To manage its domestic challenges, India has to reach out to other countries to access cost-effective technology, investment, and energy. India needs appropriate economic and foreign policies to navigate through this emerging and uncertain landscape.
Our scientists, technologists and engineers must keep abreast of the developments and absorb new technologies as they occur. In a fast integrating world, this absorption is necessary for our progress.
We must identify areas and spheres where we have comparative advantage and push ahead.
Our development challenge can only be met by focusing on the expansion of the knowledge base. We must focus on improving the quality of research and fostering innovation. That alone will be the required game changer.
That is why we need institutions of excellence like Indira Gandhi Institute of Development Research. May I wish everyone of you success in your future endeavors.
My dear young friends who are being conferred with prestigious degrees today,
Convocation is a crucial ceremony in your life. It marks a significant transformation in your life.
Let me impress upon you that the nation looks up to you with great many expectations.
You must learn to preserve the best of traditional values, shun negativism, develop a positive attitude and be socially conscious, peace loving and empathetic. Develop a constructive attitude and focus more on achieving perfection in whatever you do.
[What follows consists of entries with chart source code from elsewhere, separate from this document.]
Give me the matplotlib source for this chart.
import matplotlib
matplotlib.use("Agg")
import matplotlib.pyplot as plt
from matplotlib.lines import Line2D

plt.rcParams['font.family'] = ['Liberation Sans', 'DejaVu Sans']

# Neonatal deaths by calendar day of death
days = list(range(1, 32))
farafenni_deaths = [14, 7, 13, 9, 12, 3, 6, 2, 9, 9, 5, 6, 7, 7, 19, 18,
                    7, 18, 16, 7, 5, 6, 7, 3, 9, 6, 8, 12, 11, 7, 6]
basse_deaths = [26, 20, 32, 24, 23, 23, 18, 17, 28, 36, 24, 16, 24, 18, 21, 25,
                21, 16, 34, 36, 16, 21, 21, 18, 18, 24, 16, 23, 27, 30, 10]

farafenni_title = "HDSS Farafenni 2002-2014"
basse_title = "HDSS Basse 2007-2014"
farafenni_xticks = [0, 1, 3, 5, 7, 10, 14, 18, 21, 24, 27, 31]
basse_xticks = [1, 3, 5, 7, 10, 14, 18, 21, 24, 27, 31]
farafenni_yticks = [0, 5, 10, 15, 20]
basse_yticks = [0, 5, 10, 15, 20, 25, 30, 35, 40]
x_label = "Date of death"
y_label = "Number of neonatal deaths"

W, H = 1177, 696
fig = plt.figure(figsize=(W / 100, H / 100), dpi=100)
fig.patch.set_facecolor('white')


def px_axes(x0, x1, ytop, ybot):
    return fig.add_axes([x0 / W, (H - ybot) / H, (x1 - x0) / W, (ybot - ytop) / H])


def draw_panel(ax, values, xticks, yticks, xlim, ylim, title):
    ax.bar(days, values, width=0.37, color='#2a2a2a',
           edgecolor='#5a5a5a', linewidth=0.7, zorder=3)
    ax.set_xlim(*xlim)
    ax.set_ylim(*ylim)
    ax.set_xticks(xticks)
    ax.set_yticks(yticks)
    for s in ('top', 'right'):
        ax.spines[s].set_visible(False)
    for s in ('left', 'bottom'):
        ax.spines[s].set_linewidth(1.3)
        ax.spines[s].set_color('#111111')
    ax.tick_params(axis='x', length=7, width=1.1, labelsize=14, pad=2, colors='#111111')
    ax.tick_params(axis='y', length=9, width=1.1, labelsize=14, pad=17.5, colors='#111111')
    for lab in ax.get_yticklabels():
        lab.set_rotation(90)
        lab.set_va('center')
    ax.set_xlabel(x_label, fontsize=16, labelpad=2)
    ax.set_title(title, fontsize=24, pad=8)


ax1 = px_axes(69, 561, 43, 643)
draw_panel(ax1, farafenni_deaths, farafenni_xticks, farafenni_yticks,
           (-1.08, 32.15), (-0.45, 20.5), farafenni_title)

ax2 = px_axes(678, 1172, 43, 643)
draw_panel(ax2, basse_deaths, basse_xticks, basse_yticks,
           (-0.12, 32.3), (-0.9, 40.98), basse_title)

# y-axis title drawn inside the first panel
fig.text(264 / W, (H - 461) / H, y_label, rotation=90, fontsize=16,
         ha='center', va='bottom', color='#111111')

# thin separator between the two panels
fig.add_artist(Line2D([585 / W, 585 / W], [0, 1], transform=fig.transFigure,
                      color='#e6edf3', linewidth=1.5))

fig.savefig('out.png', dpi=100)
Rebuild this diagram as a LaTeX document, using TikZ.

You should learn to love nature and live with nature and care for the preservation of natural resources and environment to create a more sustainable planet.
As you strive to reach these goals, you will face a number of challenges your way. You will see as many setbacks as victories.
But I am confident that you will surge ahead, armed with knowledge and wisdom and the many great qualities that this great institution has nurtured in you.
I am confident that you will be the authors of New India’s growth story.
Let me congratulate you once again on this accomplishment.
I wish each and every one of you and the Indira Gandhi Institute of Development Research a very bright future.